In short, trust no one but … Trump and your own lyin’ eyes. (Read: Please, please, please stay on board the Trump Train.)

Brian Rell, chief of staff to Rep. Robert Aderholt tweets, about the push “poll,” that it is “a reflection of public sentiment being used as campaign tool…”

Indeed, Trump is doubling down on an old talk radio trope that had some truth to it. No longer is it “the mainstream media is biased” as it sometimes is, now it’s “the media is biased.” Writ. Large.

Will it work?

Sykes thinks so:

I’m tempted to say yes, because the media polls just above used car salesmen and hemorrhoids. But in this case, it just tells me that he is (1) off message, (2) blaming somebody other than himself for his lousy poll numbers. Neither is a good sign.

After submitting their responses, respondents, of course, are asked to donate, as is the custom of all fake surveys.
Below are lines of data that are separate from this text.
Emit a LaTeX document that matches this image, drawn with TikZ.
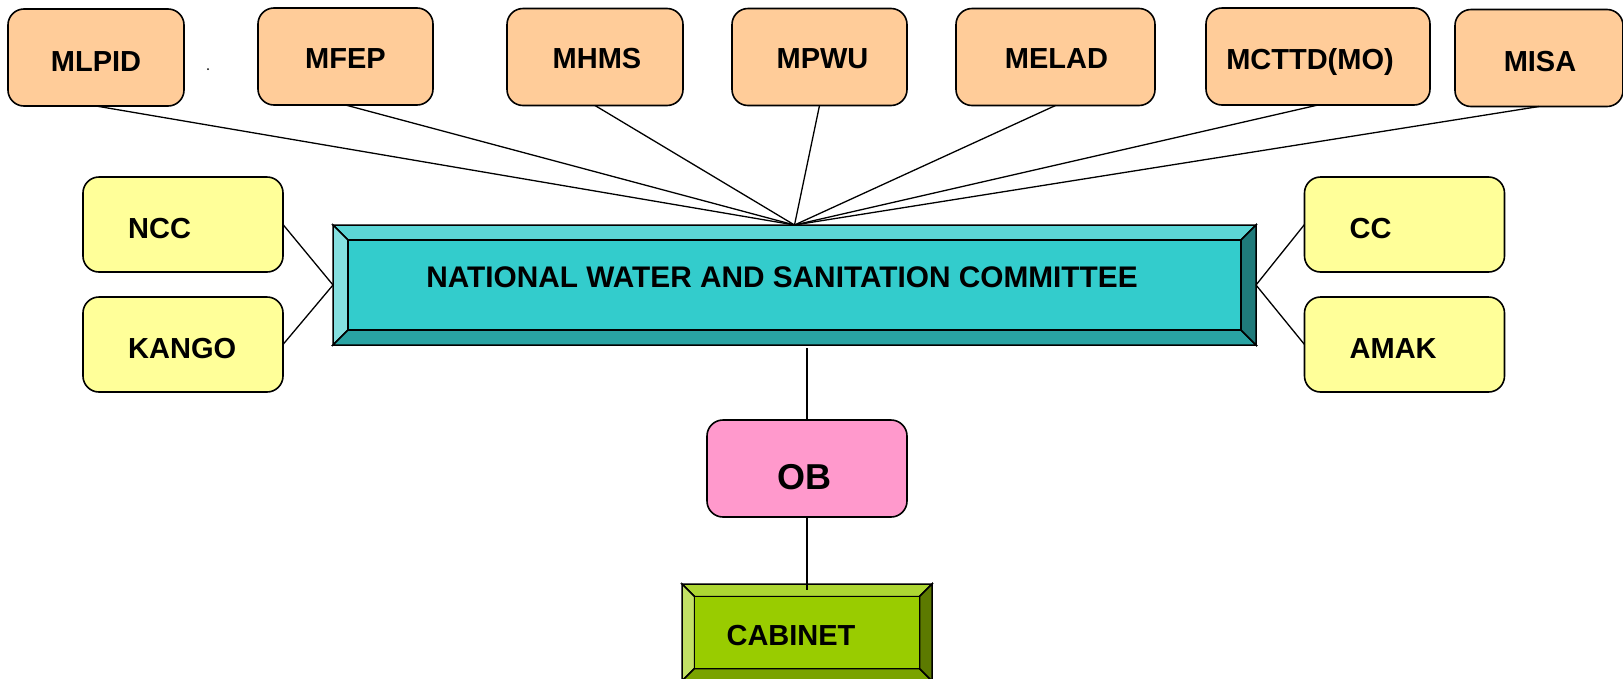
\documentclass[tikz,border=0pt]{standalone}
\usepackage{fontspec}
\setmainfont{Liberation Sans}
\usetikzlibrary{calc}
\definecolor{peach}{HTML}{FFCC99}
\definecolor{lyellow}{HTML}{FFFF99}
\definecolor{obpink}{HTML}{FF99CC}
\definecolor{tealmain}{HTML}{33CCCC}
\definecolor{tealtop}{HTML}{5CD6D6}
\definecolor{tealleft}{HTML}{85E0E0}
\definecolor{tealbot}{HTML}{29A3A3}
\definecolor{tealright}{HTML}{1F7A7A}
\definecolor{cabmain}{HTML}{99CC00}
\definecolor{cabtop}{HTML}{ADD633}
\definecolor{cableft}{HTML}{C2E066}
\definecolor{cabbot}{HTML}{7AA300}
\definecolor{cabright}{HTML}{5C7A00}
\newcommand\lblfont{\fontsize{29pt}{34pt}\selectfont\bfseries}
% #1 node name, #2 bevel, #3 main, #4 top, #5 left, #6 bottom, #7 right
\newcommand\drawbevel[7]{%
  \filldraw[fill=#4,bevline] (#1.north west) -- (#1.north east) -- ($(#1.north east)+(-#2,#2)$) -- ($(#1.north west)+(#2,#2)$) -- cycle;
  \filldraw[fill=#5,bevline] (#1.north west) -- ($(#1.north west)+(#2,#2)$) -- ($(#1.south west)+(#2,-#2)$) -- (#1.south west) -- cycle;
  \filldraw[fill=#6,bevline] (#1.south west) -- ($(#1.south west)+(#2,-#2)$) -- ($(#1.south east)+(-#2,-#2)$) -- (#1.south east) -- cycle;
  \filldraw[fill=#7,bevline] (#1.north east) -- ($(#1.north east)+(-#2,#2)$) -- ($(#1.south east)+(-#2,-#2)$) -- (#1.south east) -- cycle;
  \filldraw[fill=#3,bevline] ($(#1.north west)+(#2,#2)$) rectangle ($(#1.south east)+(-#2,-#2)$);
}
\tikzset{
  every label/.style={inner sep=0pt, text height=21pt, text depth=0pt, font=\lblfont},
  rbox/.style={draw=black, line width=1.6pt, rounded corners=16pt, outer sep=0pt, inner sep=0pt},
  topbox/.style={rbox, fill=peach, minimum height=97pt},
  sidebox/.style={rbox, fill=lyellow, minimum width=200pt, minimum height=95pt},
  bevelbox/.style={outer sep=0pt, inner sep=0pt, draw=none},
  bevline/.style={draw=black, line width=1.5pt, line join=miter},
  conn/.style={draw=black, line width=1.3pt},
}
\begin{document}
\begin{tikzpicture}[x=1pt, y=-1pt]
\useasboundingbox (0,0) rectangle (1623,678);
\clip (0,0) rectangle (1623,678);
\fill[white] (0,0) rectangle (1623,678);

% central committee box
\node[bevelbox, minimum width=923pt, minimum height=120pt] (nwsc) at (794.5,285) {};
\drawbevel{nwsc}{15}{tealmain}{tealtop}{tealleft}{tealbot}{tealright}
\node[inner sep=0pt, text height=21.5pt, text depth=0pt, font=\fontsize{29.8pt}{34pt}\selectfont\bfseries] (nwsctext) at (782,277) {NATIONAL WATER AND SANITATION COMMITTEE};

% cabinet
\node[bevelbox, minimum width=250pt, minimum height=97pt] (cab) at (807,632.5) {};
\drawbevel{cab}{12.5}{cabmain}{cabtop}{cableft}{cabbot}{cabright}
\node[inner sep=0pt, text height=21pt, text depth=0pt, font=\lblfont] (cabtext) at (791,635) {CABINET};

% top ministries
\node[topbox, minimum width=176pt, label={[yshift=-3pt]center:MLPID}] (mlpid) at (96,57.5) {};
\node[topbox, minimum width=175pt, label={[yshift=-1pt]center:MFEP}] (mfep) at (345.5,56.5) {};
\node[topbox, minimum width=176pt, label={[xshift=2pt,yshift=-1pt]center:MHMS}] (mhms) at (595,57) {};
\node[topbox, minimum width=175pt, label={[xshift=3pt,yshift=-1pt]center:MPWU}] (mpwu) at (819.5,57) {};
\node[topbox, minimum width=199pt, label={[xshift=1pt,yshift=-1pt]center:MELAD}] (melad) at (1055.5,57) {};
\node[topbox, minimum width=224pt, label={[xshift=-8pt,yshift=-2pt]center:MCTTD(MO)}] (mcttd) at (1318,56.5) {};
\node[topbox, minimum width=168pt, label={[xshift=1pt,yshift=-3pt]center:MISA}] (misa) at (1539,58) {};
\fill (208,69) circle (1pt);

% side boxes
\node[sidebox, label={[anchor=west,xshift=45pt,yshift=-3.5pt]west:NCC}] (ncc) at (183,224.5) {};
\node[sidebox, label={[anchor=west,xshift=45pt,yshift=-3.5pt]west:KANGO}] (kango) at (183,344.5) {};
\node[sidebox, label={[anchor=west,xshift=45pt,yshift=-3.5pt]west:CC}] (cc) at (1404.5,224.5) {};
\node[sidebox, label={[anchor=west,xshift=45pt,yshift=-3.5pt]west:AMAK}] (amak) at (1404.5,344.5) {};

% OB
\node[rbox, fill=obpink, minimum width=200pt, minimum height=97pt,
  label={[font=\fontsize{36pt}{40pt}\selectfont\bfseries, text height=26pt, xshift=-3pt, yshift=-8pt]center:OB}] (ob) at (807,468.5) {};

% connectors
\foreach \m in {mlpid,mfep,mhms,mpwu,melad,mcttd,misa}
  \draw[conn] (\m.south) -- (nwsc.north);
\draw[conn] (ncc.east) -- (nwsc.west);
\draw[conn] (kango.east) -- (nwsc.west);
\draw[conn] (nwsc.east) -- (cc.west);
\draw[conn] (nwsc.east) -- (amak.west);
\draw[conn] ($(ob.north |- nwsc.south)+(0,3)$) -- (ob.north);
\draw[conn] (ob.south) -- ($(cab.north)+(0,6)$);
\end{tikzpicture}
\end{document}
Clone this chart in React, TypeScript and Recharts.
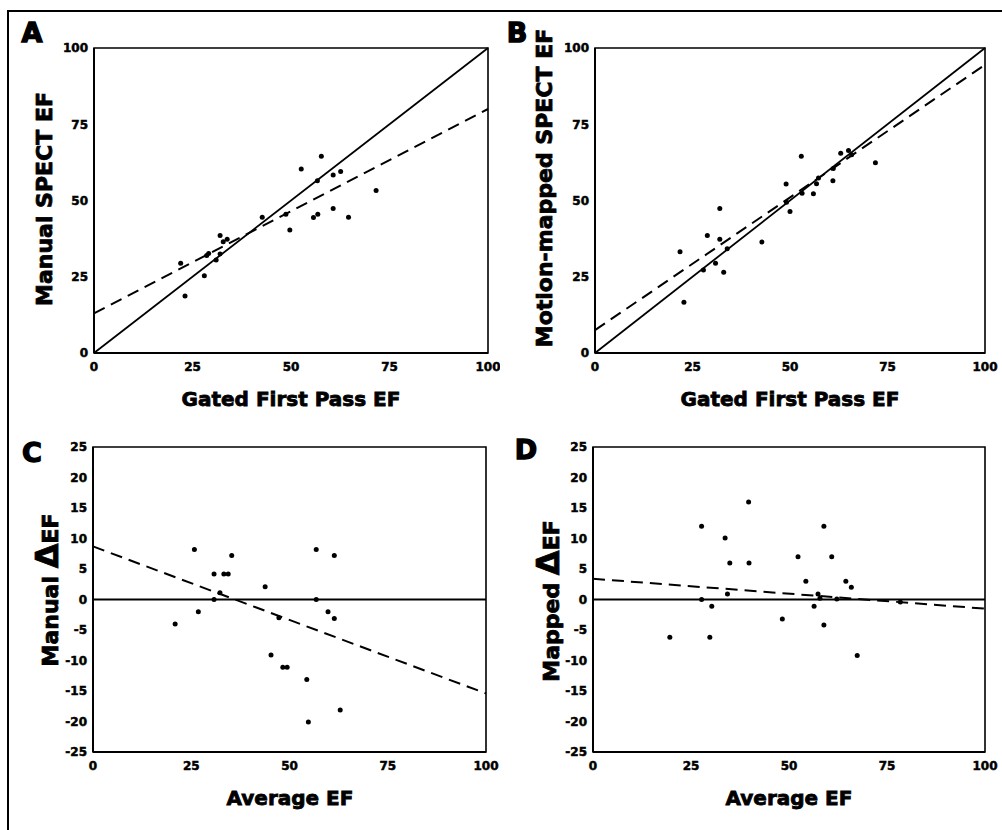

But Trump’s push “poll” seems less about donations and more about voter psychology… Confirming their bias that they are right, and everyone else is wrong. #MAGA.

More importantly, when will the Trump campaign get around to doing serious polling, running campaign ads on television, and shoring up the infrastructure necessary to compete in American politics?

And what role does this “poll” play in such a strategy, if any?